An announcement that the tourism industry has been waiting for a long time, that was made via Southern African Tourism Update three days ago, is welcome news. The Western Cape Minister of Tourism Alan Winde has announced that the Economic Development Partnership (EDP), launched in Cape Town a week ago, will focus on the unification of the ‘divided tourism industry‘ as its first task!
Minister Winde said that the EDP should bring together the tourism industry, currently divided amongst political and municipal boundaries. He said that the successful unification of the tourism industry would be ‘one of the first wins of the EDP’. No further detail is provided as to what exactly is intended for the tourism industry, already shocked at the Minister’s decision to incorporate the now defunct Cape Town Routes Unlimited into Wesgro, a trade and investment agency that has no tourism experience or track record. When we questioned Wesgro CEO Nils Flaatten about the EDP and its role relative to his organisation, he claimed to not know anything about the EDP, and referred us to the Western Cape Director of Economic Development and Tourism Solly Fourie.
More important than the unification of the individual tourism organisations throughout the province, is the need to address the duplication between the work done by Cape Town Tourism and the tourism arm of Wesgro. At its recent Marketing presentation, Cape Town Tourism presented its National Geographic campaign shared with Durban Tourism, doing expensive international marketing via the magazine and TV channel in a potential tourism market such as China, and in India, work which should be done by the tourism arm of Wesgro, but ideally by SA Tourism, having a most effectively run office in that country, and a far larger marketing budget.

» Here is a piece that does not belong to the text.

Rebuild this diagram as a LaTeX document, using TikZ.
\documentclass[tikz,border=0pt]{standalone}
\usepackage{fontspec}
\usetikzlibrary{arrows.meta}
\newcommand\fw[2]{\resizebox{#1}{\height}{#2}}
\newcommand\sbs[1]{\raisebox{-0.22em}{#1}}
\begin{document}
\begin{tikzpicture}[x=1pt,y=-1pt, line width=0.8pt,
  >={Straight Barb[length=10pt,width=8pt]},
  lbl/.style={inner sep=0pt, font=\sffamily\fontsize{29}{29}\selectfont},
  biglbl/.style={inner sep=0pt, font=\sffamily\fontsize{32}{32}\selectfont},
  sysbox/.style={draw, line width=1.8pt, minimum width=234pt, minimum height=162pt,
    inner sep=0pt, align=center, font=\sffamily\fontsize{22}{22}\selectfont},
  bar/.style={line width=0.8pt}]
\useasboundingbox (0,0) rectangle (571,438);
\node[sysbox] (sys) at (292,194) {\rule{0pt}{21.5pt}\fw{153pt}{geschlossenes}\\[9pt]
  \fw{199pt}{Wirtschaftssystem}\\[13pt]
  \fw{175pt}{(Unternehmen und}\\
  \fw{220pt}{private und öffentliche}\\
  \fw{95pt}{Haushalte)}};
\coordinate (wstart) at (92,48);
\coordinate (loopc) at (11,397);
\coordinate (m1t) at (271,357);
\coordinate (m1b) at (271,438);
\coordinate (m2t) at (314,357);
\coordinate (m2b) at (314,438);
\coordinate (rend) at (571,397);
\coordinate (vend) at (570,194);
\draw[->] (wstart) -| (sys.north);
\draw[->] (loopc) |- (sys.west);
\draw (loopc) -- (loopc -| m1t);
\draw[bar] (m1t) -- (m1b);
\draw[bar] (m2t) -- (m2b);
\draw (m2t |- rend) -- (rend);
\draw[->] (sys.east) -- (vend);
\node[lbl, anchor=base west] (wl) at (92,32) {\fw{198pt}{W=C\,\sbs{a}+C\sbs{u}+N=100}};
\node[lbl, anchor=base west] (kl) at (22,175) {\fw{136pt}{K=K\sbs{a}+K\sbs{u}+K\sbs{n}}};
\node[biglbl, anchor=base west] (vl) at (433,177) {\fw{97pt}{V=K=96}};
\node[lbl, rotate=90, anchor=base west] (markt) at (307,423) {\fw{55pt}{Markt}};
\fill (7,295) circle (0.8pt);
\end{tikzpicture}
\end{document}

The EDP was launched at the Cape Town Film Studios outside Cape Town a week ago, intended as ‘an innovative body based on world best practice that will bring economic players from across the province together to drive, lead and coordinate regional economic growth’, said the Minister’s spokesperson. It is planned as an independent membership-based body, the province’s 40 or more business promotion bodies and economic development agencies to be incorporated into the EDP. The main goal is to address poverty, the province’s biggest challenge, by stimulating economic growth and creating jobs, the Minister said. He likened the EDP to the’tiller that allows us to proactively steer our economy, which has been largely rudderless up until now’!
Some of the organisations earmarked to join the EDP include Accelerate Cape Town, Agri Western Cape, the City of Cape Town, the provincial government, Wesgro, Overstrand Municipality, Afrikaanse Handelsinstituut, Fabcos Western Cape, Cape Town Tourism, the Cape Town International Convention Centre, the Cape Winelands District Municipality, Fair Trade in Tourism, Fedhasa Cape, and NAFCOC Western Cape. The EDP has been convened over the past 15 months by a steering committee led for the Minister by Cape Town Partnership CEO Andrew Boraine.
Given that the EDP is a brand new body still in its infancy, it could take a considerable time for the Minister’s first task of the unification of tourism in the Western Cape to be achieved. Boraine has said that progress in achieving the goals could be slow, and that results may only visible in ten years from now! The biggest issue is how it deals with Cape Town Tourism, which expressed its independence at the time when the Minister first started mooting the concept of an EDP for the Western Cape. A further concern is that Boraine has been quoted as saying that the first EDP priority is the Future Cape 2040 initiative, creating a vision of the future of the province, whereas the Minister has identified the unification of the tourism industry as its first priority!